Tribal activist Anurag Modi says the anti-cow slaughter Act, coupled with cow vigilantism, has destroyed the rural economy. “Tribals used to buy young animals from weekly markets and sell them. They have stopped doing so due to fear of gau rakshaks and police, who are hand in glove with them.” So far though, says the president of the Pithampur Industries’ Association, Gautam Kothari, the campaign has not impacted the leather industry.
Khargapur Congress MLA Chanda Surendra Singh Gaur calls the problem “very acute”. “Every day I negotiate 10-odd cows squatting near my house. The government pats itself on the back in the name of gau mata but does little to improve its lot.” “Every night over a hundred cows squat on roads near our village,” adds Chandrabhan Yadav, a young farmer of Pratappura. Bikers have to be cautious, he says, especially due to fear of cow vigilantes in case of any accident.

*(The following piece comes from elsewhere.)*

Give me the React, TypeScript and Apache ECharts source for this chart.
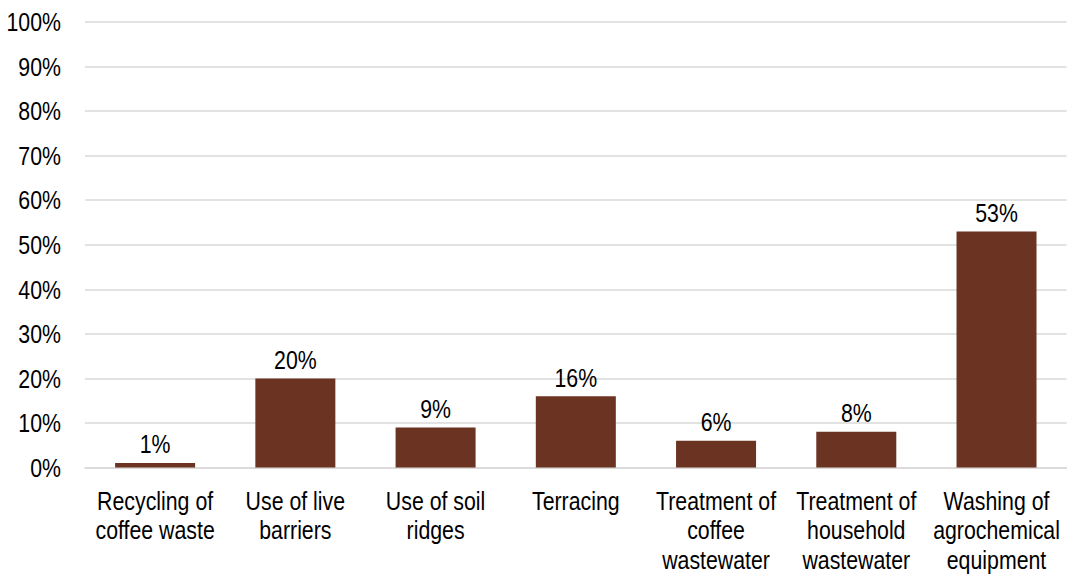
import React, { useEffect, useRef } from "react";
import * as echarts from "echarts";

const categories = [
  "Recycling of\ncoffee waste",
  "Use of live\nbarriers",
  "Use of soil\nridges",
  "Terracing",
  "Treatment of\ncoffee\nwastewater",
  "Treatment of\nhousehold\nwastewater",
  "Washing of\nagrochemical\nequipment",
];
const values = [1, 20, 9, 16, 6, 8, 53];
const FONT = "'Liberation Sans', Arial, sans-serif";
const SX = 0.82; // horizontal squeeze to mimic a narrow font
const W = 1068 / SX;

export default function App() {
  const ref = useRef<HTMLDivElement>(null);
  useEffect(() => {
    const chart = echarts.init(ref.current!, null, { renderer: "svg" });
    chart.setOption({
      animation: false,
      grid: {
        left: 85 / SX,
        right: 1 / SX,
        top: 22,
        bottom: 107.5,
        containLabel: false,
        outerBoundsMode: "none",
      },
      xAxis: {
        type: "category",
        data: categories,
        axisLine: { show: true, lineStyle: { color: "#d9d9d9", width: 1.5 } },
        axisTick: { show: false },
        axisLabel: {
          color: "#000",
          fontFamily: FONT,
          fontSize: 26,
          lineHeight: 29.5,
          margin: 18,
          interval: 0,
          hideOverlap: false,
        },
      },
      yAxis: {
        type: "value",
        min: 0,
        max: 100,
        interval: 10,
        axisLine: { show: false },
        axisTick: { show: false },
        splitLine: { lineStyle: { color: "#d9d9d9", width: 1.5 } },
        axisLabel: {
          color: "#000",
          fontFamily: FONT,
          fontSize: 26,
          margin: 24 / SX,
          formatter: "{value}%",
        },
      },
      series: [
        {
          type: "bar",
          data: values,
          barWidth: 80 / SX,
          itemStyle: { color: "#6b3321" },
          label: {
            show: true,
            position: "top",
            distance: 6,
            color: "#000",
            fontFamily: FONT,
            fontSize: 26,
            formatter: "{c}%",
          },
        },
      ],
    });
    return () => chart.dispose();
  }, []);
  return (
    <div style={{ position: "absolute", left: 0, top: 0, width: 1068, height: 575, overflow: "hidden", background: "#fff" }}>
      <div
        ref={ref}
        style={{ width: W, height: 575, transform: `scaleX(${SX})`, transformOrigin: "0 0" }}
      />
    </div>
  );
}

In a village 20 km from Dumbar, Bhura Bhanjan sits next to his field, lush green after the rains, with a stone in his hand. The good monsoon should have left him happy, says the 40-year-old. Instead, he spends his days guarding his field against stray cows. No matter how many he chases into the nearby forest, he says, there is a new herd the next day.
The other reason cows are entering fields is shortage of fodder, both due to extensive use of harvesters and encroachment on traditional grazing land. BJP MLA from Tikamgarh K K Shrivastava blames the previous Congress government, which last ruled 14 years ago. “Earlier 10 per cent of the total land used to be reserved as gauchar land. By the time the Congress lost power, the grazing land had come down to just 2 per cent,” he says.

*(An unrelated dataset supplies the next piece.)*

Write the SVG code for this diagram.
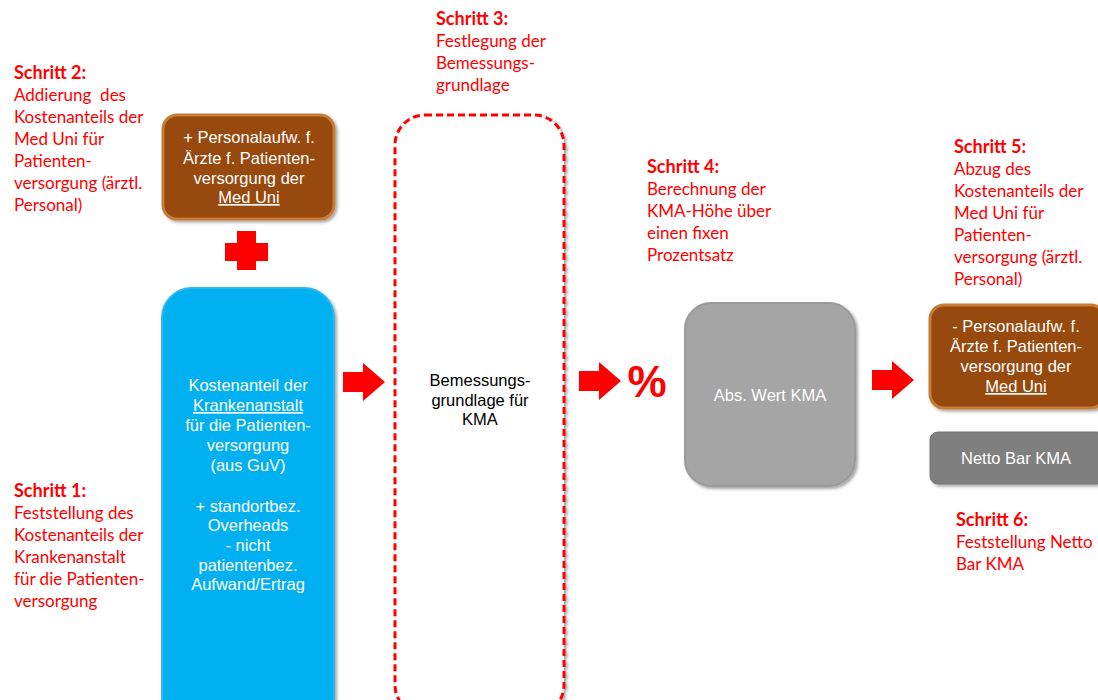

Contrary to the stand of Sangh Parivar organisations, Shrivastava believes cross-breeding with foreign varieties could be one way to keep the desi breeds alive, as that would increase their milk yield and keep them productive. There is anyway little use for male calves and bulls because tractors are now used to plough fields.
In the Assembly debate, the MLAs said creating more gaushalas could be a solution. Dumbar has two within a 30-km distance. In Kharagpur, around 1 pm on a Thursday, there is just one cow in a facility meant to accommodate hundreds. Rajnish Thakur, who runs the gaushala, admits that he has let the others out to graze, and that the cows would return at night.

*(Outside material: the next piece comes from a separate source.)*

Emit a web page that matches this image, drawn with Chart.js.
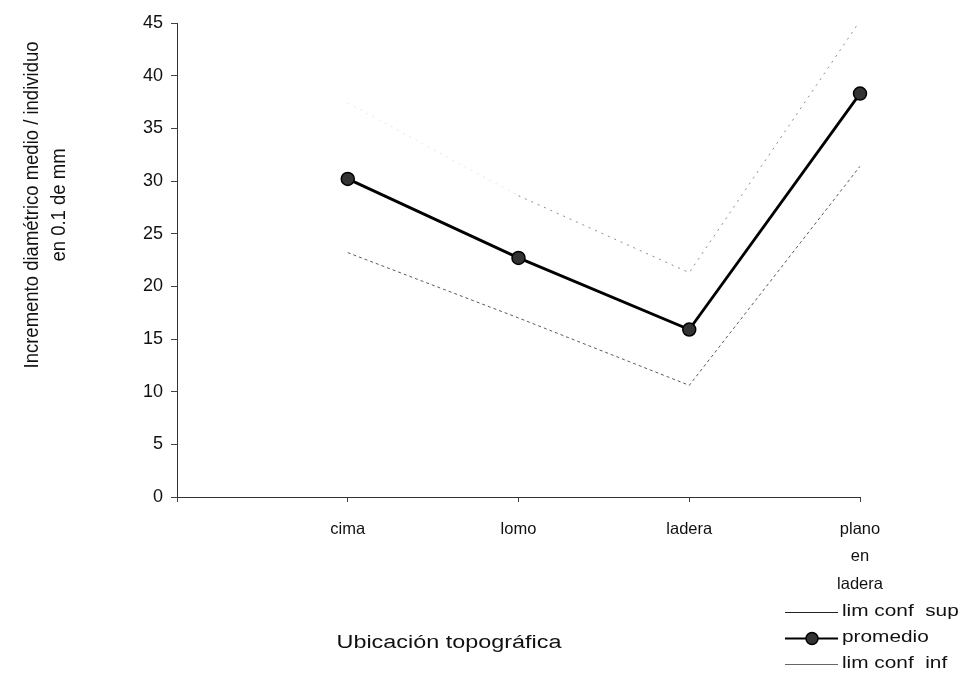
<!DOCTYPE html>
<html>
<head>
<meta charset="utf-8">
<script src="https://cdn.jsdelivr.net/npm/chart.js@4/dist/chart.umd.min.js"></script>
<style>
  body { margin: 0; background: #fff; }
  canvas { display: block; }
</style>
</head>
<body>
<canvas id="chart" width="962" height="676"></canvas>
<script>
// first slot is empty in the original, the axis starts one step left of "cima"
const categories = ["", "cima", "lomo", "ladera", ["plano", "en", "ladera"]];
const promedio = [null, 30.2, 22.7, 15.9, 38.3];
const limConfSup = [null, 37.4, 28.6, 21.3, 45.2];
const limConfInf = [null, 23.2, 17.0, 10.6, 31.4];
const yTicks = [0, 5, 10, 15, 20, 25, 30, 35, 40, 45];

const yTitle = ["Incremento diamétrico medio / individuo", "en 0.1 de mm"];
const xTitle = "Ubicación topográfica";

const FONT = "'Liberation Sans', Arial, sans-serif";
// the scanned figure is stretched sideways, text looks wider than tall
const STRETCH = 1.3;

// axis titles and legend are placed by hand, like in the scanned figure
const extrasPlugin = {
  id: "extras",
  afterDraw(chart) {
    const ctx = chart.ctx;
    ctx.save();
    ctx.fillStyle = "#111";
    ctx.textAlign = "center";
    ctx.textBaseline = "middle";

    // y title, rotated
    ctx.save();
    ctx.font = "18.5px " + FONT;
    ctx.translate(32, 205);
    ctx.scale(1.12, 1);
    ctx.rotate(-Math.PI / 2);
    ctx.fillText(yTitle[0], 0, 0);
    ctx.fillText(yTitle[1], 0, 24.5);
    ctx.restore();

    // x title
    ctx.save();
    ctx.font = "18px " + FONT;
    ctx.translate(449, 643);
    ctx.scale(STRETCH, 1);
    ctx.fillText(xTitle, 0, 0);
    ctx.restore();

    // legend
    const ds = chart.data.datasets;
    const rows = [
      { d: ds[0], y: 612 },
      { d: ds[1], y: 638 },
      { d: ds[2], y: 664 },
    ];
    rows.forEach(r => {
      const yy = Math.round(r.y) + 0.5;
      ctx.beginPath();
      ctx.strokeStyle = r.d.legendColor || r.d.borderColor;
      ctx.lineWidth = r.d.pointRadius ? 2 : 1;
      ctx.moveTo(785, yy);
      ctx.lineTo(838, yy);
      ctx.stroke();
      if (r.d.pointRadius) {
        ctx.beginPath();
        ctx.fillStyle = r.d.pointBackgroundColor;
        ctx.arc(812, yy, 6, 0, Math.PI * 2);
        ctx.fill();
        ctx.lineWidth = 1.5;
        ctx.strokeStyle = "#000";
        ctx.stroke();
      }
      ctx.save();
      ctx.fillStyle = "#111";
      ctx.font = "16px " + FONT;
      ctx.textAlign = "left";
      ctx.translate(842, r.y);
      ctx.scale(STRETCH, 1);
      ctx.fillText(r.d.label, 0, 0);
      ctx.restore();
    });
    ctx.restore();
  },
};

new Chart(document.getElementById("chart"), {
  type: "line",
  data: {
    labels: categories,
    datasets: [
      {
        label: "lim conf  sup",
        data: limConfSup,
        borderColor: "#8c8c8c",
        legendColor: "#222",
        borderWidth: 1,
        borderDash: [2, 5],
        pointRadius: 0,
        segment: {
          borderColor: c => (c.p0DataIndex === 1 ? "#e6e6e6" : undefined),
        },
      },
      {
        label: "promedio",
        data: promedio,
        borderColor: "#000",
        borderWidth: 2.8,
        pointRadius: 6.5,
        pointBackgroundColor: "#333",
        pointBorderColor: "#000",
        pointBorderWidth: 1.5,
      },
      {
        label: "lim conf  inf",
        data: limConfInf,
        borderColor: "#5a5a5a",
        legendColor: "#666",
        borderWidth: 1,
        borderDash: [3, 3],
        pointRadius: 0,
      },
    ],
  },
  options: {
    responsive: false,
    animation: false,
    layout: { padding: { top: 23, right: 102, left: 0, bottom: 0 } },
    plugins: {
      legend: { display: false },
      tooltip: { enabled: false },
    },
    scales: {
      x: {
        offset: false,
        afterFit: s => { s.height = 179; },
        grid: {
          drawOnChartArea: false,
          tickLength: 5,
          color: "#444",
        },
        border: { color: "#333", width: 1 },
        ticks: {
          color: "#111",
          padding: 14,
          maxRotation: 0,
          autoSkip: false,
          font: { family: FONT, size: 16.5, lineHeight: 1.65 },
        },
      },
      y: {
        min: 0,
        max: 45,
        afterFit: s => { s.width = 177; },
        afterBuildTicks: s => { s.ticks = yTicks.map(v => ({ value: v })); },
        grid: {
          drawOnChartArea: false,
          tickLength: 6,
          color: "#444",
        },
        border: { color: "#333", width: 1 },
        ticks: {
          color: "#111",
          padding: 8,
          font: { family: FONT, size: 18 },
        },
      },
    },
  },
  plugins: [extrasPlugin],
});
</script>
</body>
</html>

Thakur claims farmers force him to accept their cows even when he runs out of space. He says he doesn’t depend on the slow-moving government grant of Rs 1 lakh a year, and spends nearly Rs 2.5 lakh on fodder etc. The other gaushala, in Papora village, 5 km from Tikamgarh, is run by the Jain community. “We get old, injured and sick cows because no one wants them,” says Jalam Prasad Ahirwar, who believes the vigilantism of gau rakshaks is directly responsible for the rise in the number of cows at his gaushala.
The grant of the Madhya Pradesh Gausamvardhan Board (cow protection board) was increased to Rs 25 crore per year recently, from Rs 20 crore. But the board wants nearly Rs 100 crore, so as to enable it to spend Rs 10 per cow per day from the present Rs 2.90. The board has also suggested that the government build a gauthan (a place for cows to rest in) in clusters of four to five gram panchayats each, and to bring works related to gaushalas under the ambit of the MNREGS.
Swami Akhileshwaranand Giri, who heads the Gausamvardhan Board, talks proudly about “the country’s first cow sanctuary” for strays, being built for the past five years, at Salaria in Agar district. The BJP government has meanwhile promised another one, in Rewa.
The Managing Director of the MP Livestock and Poultry Development Corporation, Dr H B S Bhadoria, is also counting on ‘UID (unique identity)’. Under the Rs 13-crore project — jointly funded by the Centre and state — each of the 90 lakh milch animals in the state are getting a polyurethane tag with a 12-digit UID number punched into their ears.